Understanding Thermal and Photochemical Aryl-Aryl Cross-Coupling by the Au-I/Au-III Redox Couple

Systematic mechanistic investigations of the gold(I)/gold(III) redox-controlled aryl-aryl cross-coupling reaction have been performed by using both a thermal and photochemical approach. Electron-deficient and electron-rich arenes were considered as the coupling partners of the reaction. Based on transition-state modeling and distortion/interaction analyses, it is shown that Au-I prefers to react with electron-deficient arenes whereas Au-III likes to activate electron-rich arenes.
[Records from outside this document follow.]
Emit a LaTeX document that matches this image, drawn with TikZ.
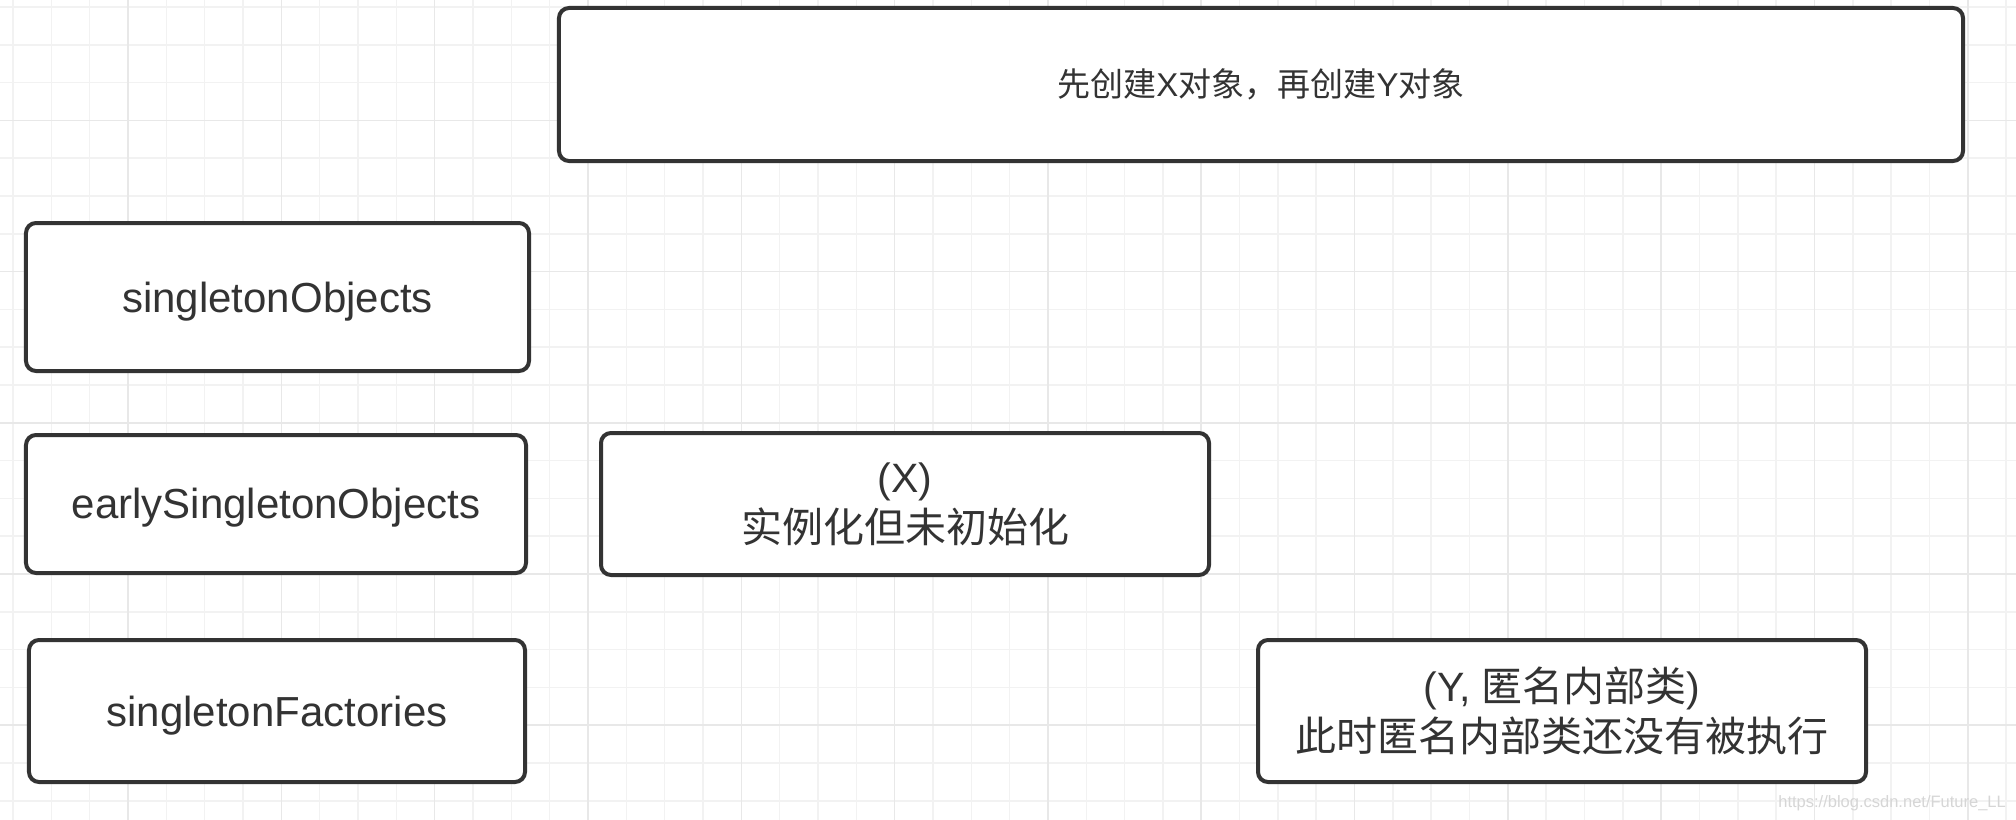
\documentclass[tikz,border=0pt]{standalone}
\usepackage{fontspec}
\setmainfont{Liberation Sans}
\newfontfamily\cjk{Noto Sans CJK SC}
\definecolor{boxc}{HTML}{333333}
\definecolor{txtc}{HTML}{333333}
\definecolor{gridminor}{HTML}{F2F2F2}
\definecolor{gridmajor}{HTML}{E8E8E8}
\definecolor{wmc}{HTML}{D6D6D6}
\begin{document}
\begin{tikzpicture}[x=1bp,y=-1bp,
  box/.style={draw=boxc, line width=4bp, rounded corners=10bp, fill=white,
    inner sep=0pt, text=txtc, align=center},
  lab/.style={font=\fontsize{42bp}{50bp}\selectfont},
  twoline/.style={font=\fontsize{41bp}{50bp}\selectfont}]
\useasboundingbox (0,0) rectangle (2016,820);
\fill[white] (0,0) rectangle (2016,820);
% grid
\foreach \k in {0,...,52}{
  \draw[gridminor, line width=1.5bp] ({13+38.33*\k},0) -- ({13+38.33*\k},820);
}
\foreach \j in {0,...,21}{
  \draw[gridminor, line width=1.5bp] (0,{7+37.8*\j}) -- (2016,{7+37.8*\j});
}
\foreach \k in {3,7,...,51}{
  \draw[gridmajor, line width=1.5bp] ({13+38.33*\k},0) -- ({13+38.33*\k},820);
}
\foreach \j in {3,7,...,19}{
  \draw[gridmajor, line width=1.5bp] (0,{7+37.8*\j}) -- (2016,{7+37.8*\j});
}
% boxes
\node[box, minimum width=1404bp, minimum height=153bp,
  font=\fontsize{33bp}{40bp}\selectfont] (top) at (1261,84.5)
  {{\cjk 先创建}X{\cjk 对象，再创建}Y{\cjk 对象}};
\node[box, minimum width=503bp, minimum height=148bp] (so) at (277.5,297) {};
\node[box, minimum width=500bp, minimum height=138bp] (eso) at (276,504) {};
\node[box, minimum width=496bp, minimum height=142bp] (sf) at (277,711) {};
\node[lab, text=txtc, inner sep=0pt, yshift=-5bp] (sot) at (so.center) {singletonObjects};
\node[lab, text=txtc, inner sep=0pt, yshift=-4bp] (esot) at (eso.center) {earlySingletonObjects};
\node[lab, text=txtc, inner sep=0pt, yshift=-5bp] (sft) at (sf.center) {singletonFactories};
\node[box, twoline, minimum width=608bp, minimum height=142bp] (xo) at (905,504)
  {(X)\\{\cjk 实例化但未初始化}};
\node[box, twoline, minimum width=608bp, minimum height=142bp] (yo) at (1562,711)
  {(Y, {\cjk 匿名内部类})\\{\cjk 此时匿名内部类还没有被执行}};
% watermark
\node[anchor=base east, inner sep=0pt, text=wmc, font=\fontsize{16.5bp}{20bp}\selectfont] (wm) at (2006,807)
  {https://blog.csdn.net/Future\_LL};
\end{tikzpicture}
\end{document}
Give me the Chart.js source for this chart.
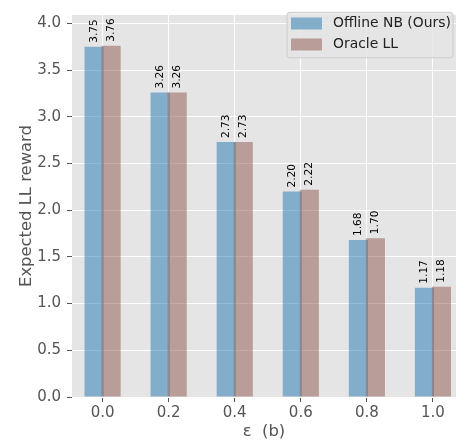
<!DOCTYPE html>
<html>
<head>
<meta charset="utf-8">
<script src="https://cdn.jsdelivr.net/npm/chart.js@4.4.1/dist/chart.umd.min.js"></script>
<style>
  html, body { margin: 0; padding: 0; background: #fff; }
  #wrap { width: 458px; height: 444px; }
</style>
</head>
<body>
<div id="wrap"><canvas id="rewardChart" width="458" height="444"></canvas></div>
<script>
// values
const epsilons = [0.0, 0.2, 0.4, 0.6, 0.8, 1.0];
const xTickLabels = ['0.0', '0.2', '0.4', '0.6', '0.8', '1.0'];
const offlineNB = [3.75, 3.26, 2.73, 2.20, 1.68, 1.17];
const oracleLL = [3.76, 3.26, 2.73, 2.22, 1.70, 1.18];
const yTicks = [0.0, 0.5, 1.0, 1.5, 2.0, 2.5, 3.0, 3.5, 4.0];
const seriesNames = ['Offline NB (Ours)', 'Oracle LL'];

const FONT = 'DejaVu Sans';
const colors = ['rgba(31, 119, 180, 0.5)', 'rgba(140, 86, 75, 0.5)'];

// gray axes background
const bgPlugin = {
  id: 'bg',
  beforeDraw(chart) {
    const { ctx, chartArea: a } = chart;
    ctx.save();
    ctx.fillStyle = '#fff';
    ctx.fillRect(0, 0, chart.width, chart.height);
    ctx.fillStyle = '#E5E5E5';
    ctx.fillRect(a.left, a.top, a.right - a.left, a.bottom - a.top);
    ctx.restore();
  }
};

// draw datasets in index order so the second bar sits on top
const orderPlugin = {
  id: 'order',
  beforeDatasetsDraw(chart) {
    const { ctx, chartArea: a } = chart;
    ctx.save();
    ctx.beginPath();
    ctx.rect(a.left, a.top, a.right - a.left, a.bottom - a.top);
    ctx.clip();
    chart.getSortedVisibleDatasetMetas().forEach(m => m.controller.draw());
    ctx.restore();
    return false;
  }
};

const labelPlugin = {
  id: 'barLabels',
  afterDraw(chart) {
    const { ctx } = chart;
    ctx.save();
    ctx.fillStyle = '#000';
    ctx.font = `10.6px "${FONT}"`;
    ctx.textAlign = 'left';
    ctx.textBaseline = 'middle';
    chart.data.datasets.forEach((ds, di) => {
      const vals = di === 0 ? offlineNB : oracleLL;
      chart.getDatasetMeta(di).data.forEach((bar, i) => {
        ctx.save();
        ctx.translate(bar.x, bar.y - 4);
        ctx.rotate(-Math.PI / 2);
        ctx.fillText(vals[i].toFixed(2), 0, 0);
        ctx.restore();
      });
    });

    // legend box in the upper right corner
    const lx = 287, ly = 12.3, lw = 166, lh = 45.5;
    ctx.beginPath();
    ctx.roundRect(lx, ly, lw, lh, 3);
    ctx.fillStyle = 'rgba(229, 229, 229, 0.8)';
    ctx.fill();
    ctx.strokeStyle = '#CCCCCC';
    ctx.lineWidth = 1;
    ctx.stroke();
    ctx.font = `13.9px "${FONT}"`;
    ctx.textBaseline = 'middle';
    seriesNames.forEach((name, i) => {
      const cy = 23.5 + i * 21;
      ctx.fillStyle = '#E5E5E5';
      ctx.fillRect(291, cy - 6, 31, 12);
      ctx.fillStyle = colors[i];
      ctx.fillRect(291, cy - 6, 31, 12);
      ctx.fillStyle = '#222';
      ctx.fillText(name, 333, cy);
    });
    ctx.restore();
  }
};

const ctx = document.getElementById('rewardChart').getContext('2d');

new Chart(ctx, {
  type: 'bar',
  data: {
    datasets: [
      {
        label: seriesNames[0],
        data: epsilons.map((e, i) => ({ x: e, y: offlineNB[i] })),
        backgroundColor: colors[0],
        borderWidth: 0
      },
      {
        label: seriesNames[1],
        data: epsilons.map((e, i) => ({ x: e, y: oracleLL[i] })),
        backgroundColor: colors[1],
        borderWidth: 0
      }
    ]
  },
  options: {
    responsive: false,
    animation: false,
    categoryPercentage: 0.516,
    barPercentage: 1.12,
    layout: { padding: { top: 14.7, right: 2, left: 0, bottom: 0 } },
    plugins: {
      legend: { display: false },
      tooltip: { enabled: false }
    },
    scales: {
      x: {
        type: 'linear',
        offset: false,
        min: -0.0926,
        max: 1.0698,
        afterBuildTicks: s => { s.ticks = epsilons.map(v => ({ value: v })); },
        afterFit: s => { s.height = 47; },
        border: { display: false },
        grid: {
          offset: false,
          color: '#fff',
          lineWidth: 1,
          drawTicks: true,
          tickLength: 5,
          tickColor: '#555'
        },
        ticks: {
          color: '#555',
          font: { family: FONT, size: 15 },
          padding: 2,
          maxRotation: 0,
          callback: (v, i) => xTickLabels[i]
        },
        title: {
          display: true,
          text: 'ε  (b)',
          color: '#555',
          font: { family: FONT, size: 16.4 },
          padding: { top: 0, bottom: 2 }
        }
      },
      y: {
        min: 0,
        max: 4.09,
        afterBuildTicks: s => { s.ticks = yTicks.map(v => ({ value: v })); },
        afterFit: s => { s.width = 72; },
        border: { display: false },
        grid: {
          color: '#fff',
          lineWidth: 1,
          drawTicks: true,
          tickLength: 5,
          tickColor: '#555'
        },
        ticks: {
          color: '#555',
          font: { family: FONT, size: 15 },
          padding: 6,
          callback: v => v.toFixed(1)
        },
        title: {
          display: true,
          text: 'Expected LL reward',
          color: '#555',
          font: { family: FONT, size: 16.4 },
          padding: { top: 16.7, bottom: 0 }
        }
      }
    }
  },
  plugins: [bgPlugin, orderPlugin, labelPlugin]
});
</script>
</body>
</html>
This orthogonal reactivity of gold makes it an efficient catalyst for the aryl-aryl cross-coupling reaction. The crucial role of the carboxylate ligand in the reaction has been elucidated through analysis of the transition states. It is shown that due to the presence of two coordination sites, a carboxylate ligand can stabilize the transition state more efficiently than other monodentate ligands such as chloride (Cl-). Moreover, carbon-boron transmetalation is shown to be favorable over direct C-H metalation, hence reactions initialized by C-B transmetalation are expected to be much faster and selective. Additionally, a dual photoredox/gold catalyst was employed to access the Au-I/Au-III catalytic cycle for the cross-coupling reaction. [Ru(bpy)(3)](2+) was used as the photoredox catalyst for the reaction, which, on excitation, transfers an electron to one of the coupling partners, namely a diazonium salt (ArN2+), and initializes the cycle.